Two major distinctions in therapy
One major way to cope with adversity is translative practice: giving a new and different meaning to what’s happening to you. This practice has value to the extent that it helps see things in a sweeter light. When someone is ill, or there is loss of life or love or major devastation, part of the human suffering is not making sense of it all. Re-framing the story around the pain and suffering makes it easier to swallow.
But it doesn’t really change your worldviews. Genuine change stems from transformative practices. Transformation means transcendence, or evolving beyond who you are now, to the next level. You know you have been evolving when you have expanded in your capacity to care for more beings than before, or when any of your lines of intelligence (cognitive, emotional, social, moral, spiritual, aesthetic, psycho-sexual, kinesthetic, artistic etc) is at a higher level than before. You also evolve with the skills you acquire.

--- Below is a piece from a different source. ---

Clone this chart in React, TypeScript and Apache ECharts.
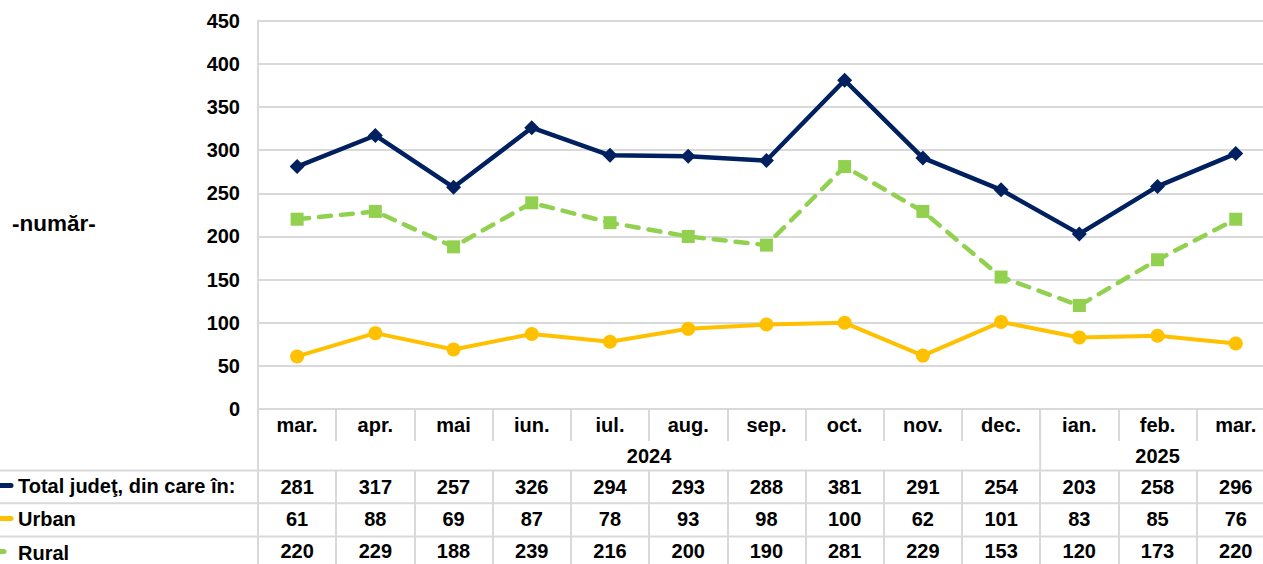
import React, { useEffect, useRef } from "react";
import * as echarts from "echarts";

const months = ["mar.", "apr.", "mai", "iun.", "iul.", "aug.", "sep.", "oct.", "nov.", "dec.", "ian.", "feb.", "mar."];
const years = [
  { label: "2024", from: 0, to: 9 },
  { label: "2025", from: 10, to: 12 },
];
const seriesNames = ["Total judeţ, din care în:", "Urban", "Rural"];
const total = [281, 317, 257, 326, 294, 293, 288, 381, 291, 254, 203, 258, 296];
const urban = [61, 88, 69, 87, 78, 93, 98, 100, 62, 101, 83, 85, 76];
const rural = [220, 229, 188, 239, 216, 200, 190, 281, 229, 153, 120, 173, 220];
const yMin = 0;
const yMax = 450;
const yStep = 50;
const yName = "-număr-";

const colors = ["#002060", "#FFC000", "#92D050"];
const FONT = '"Liberation Sans", Arial, sans-serif';
const FS = 20;
const GRID_COLOR = "#D9D9D9";
const CHART_W = 1300;

export default function App() {
  const ref = useRef<HTMLDivElement>(null);
  useEffect(() => {
    const chart = echarts.init(ref.current!, null, { renderer: "svg" });
    const gridLeft = 258;
    const gridTop = 20.7;
    const colW = 78.22;
    const gridW = colW * months.length;
    const gridH = 388.4;
    const gridBottom = gridTop + gridH;
    const rowLines = [470.5, 503.3, 536.5, 569.5];
    const monthRowBottom = 441;
    const valueRows = [total, urban, rural];

    const baseLabel = { color: "#000", fontWeight: "bold" as const, fontSize: FS, fontFamily: FONT };

    const xAxes: any[] = [
      {
        type: "category",
        data: months,
        position: "bottom",
        boundaryGap: true,
        axisLine: { show: true, lineStyle: { color: GRID_COLOR, width: 2 } },
        axisTick: { show: true, interval: 0, length: monthRowBottom - gridBottom, lineStyle: { color: GRID_COLOR, width: 2 } },
        axisLabel: { ...baseLabel, interval: 0, margin: 6 },
      },
    ];
    valueRows.forEach((vals, r) => {
      const top = rowLines[r];
      const h = rowLines[r + 1] - top;
      xAxes.push({
        type: "category",
        data: vals.map(String),
        position: "bottom",
        offset: top - gridBottom,
        boundaryGap: true,
        axisLine: { show: false },
        axisTick: { show: true, interval: 0, length: h, lineStyle: { color: GRID_COLOR, width: 2 } },
        axisLabel: { ...baseLabel, interval: 0, margin: 6.5 - r * 0.8 },
        splitLine: { show: false },
      });
    });

    const lineBase = { type: "line", xAxisIndex: 0, yAxisIndex: 0, symbolKeepAspect: true };

    chart.setOption({
      animation: false,
      backgroundColor: "#fff",
      textStyle: { fontFamily: FONT },
      grid: { left: gridLeft, top: gridTop, width: gridW, height: gridH, containLabel: false },
      xAxis: xAxes,
      yAxis: {
        type: "value",
        min: yMin,
        max: yMax,
        interval: yStep,
        axisLine: { show: true, lineStyle: { color: GRID_COLOR, width: 2 } },
        axisTick: { show: false },
        axisLabel: { ...baseLabel, margin: 18 },
        splitLine: { show: true, lineStyle: { color: GRID_COLOR, width: 2 } },
      },
      series: [
        {
          ...lineBase,
          name: seriesNames[0],
          data: total,
          color: colors[0],
          symbol: "diamond",
          symbolSize: 15,
          lineStyle: { width: 4.5, color: colors[0] },
          itemStyle: { color: colors[0] },
          z: 4,
        },
        {
          ...lineBase,
          name: seriesNames[1],
          data: urban,
          color: colors[1],
          symbol: "circle",
          symbolSize: 14,
          lineStyle: { width: 4, color: colors[1] },
          itemStyle: { color: colors[1] },
          z: 3,
        },
        {
          ...lineBase,
          name: seriesNames[2],
          data: rural,
          color: colors[2],
          symbol: "rect",
          symbolSize: 13,
          lineStyle: { width: 4.5, color: colors[2], type: [12, 10], cap: "round" },
          itemStyle: { color: colors[2] },
          z: 2,
        },
      ],
    });

    const px = months.map((_, i) => chart.convertToPixel({ xAxisIndex: 0 }, i) as number);
    const step = px.length > 1 ? px[1] - px[0] : colW;
    const leftB = (i: number) => px[i] - step / 2;
    const rightB = (i: number) => px[i] + step / 2;

    const g: any[] = [];
    rowLines.slice(0, 3).forEach((y) => {
      g.push({ type: "line", shape: { x1: 0, y1: y, x2: CHART_W, y2: y }, style: { stroke: GRID_COLOR, lineWidth: 2 }, silent: true });
    });
    const yearBounds = [leftB(0), ...years.map((yr) => rightB(yr.to))];
    yearBounds.forEach((x) => {
      g.push({ type: "line", shape: { x1: x, y1: gridBottom, x2: x, y2: rowLines[0] }, style: { stroke: GRID_COLOR, lineWidth: 2 }, silent: true });
    });
    years.forEach((yr) => {
      g.push({
        type: "text",
        style: { text: yr.label, x: (leftB(yr.from) + rightB(yr.to)) / 2, y: 455.5, align: "center", verticalAlign: "middle", fill: "#000", fontSize: FS, fontWeight: "bold", fontFamily: FONT },
        silent: true,
      });
    });
    seriesNames.forEach((name, r) => {
      const cy = (rowLines[r] + rowLines[r + 1]) / 2 - 0.5;
      g.push({
        type: "text",
        style: { text: name, x: 18, y: cy, align: "left", verticalAlign: "middle", fill: "#000", fontSize: FS, fontWeight: "bold", fontFamily: FONT },
        silent: true,
      });
      const x2 = r === 2 ? 4 : 11;
      g.push({ type: "line", shape: { x1: -8, y1: cy - 1, x2, y2: cy - 1 }, style: { stroke: colors[r], lineWidth: 5, lineCap: "round" }, silent: true });
    });
    g.push({
      type: "text",
      style: { text: yName, x: 12, y: 223.5, align: "left", verticalAlign: "middle", fill: "#000", fontSize: 22.5, fontWeight: "bold", fontFamily: FONT },
      silent: true,
    });
    chart.setOption({ graphic: g });

    return () => chart.dispose();
  }, []);
  return (
    <div style={{ position: "absolute", left: 0, top: 0, width: 1263, height: 564, overflow: "hidden", background: "#fff" }}>
      <div ref={ref} style={{ width: CHART_W, height: 564 }} />
    </div>
  );
}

Translative therapies or practices do not require that you change. You can stay the same as you are, but change the story you are telling yourself about events. Genuine transformation requires taking some kind of action, like, for instance, the practice of taking more and more perspectives.
The good news is that transcending the self to the next level is there to stay, and no-one can take it away from you. Stages, or levels of development are like structure floors in a building: they build on each other, and once you’re there, you’ve earned it, and it’s yours.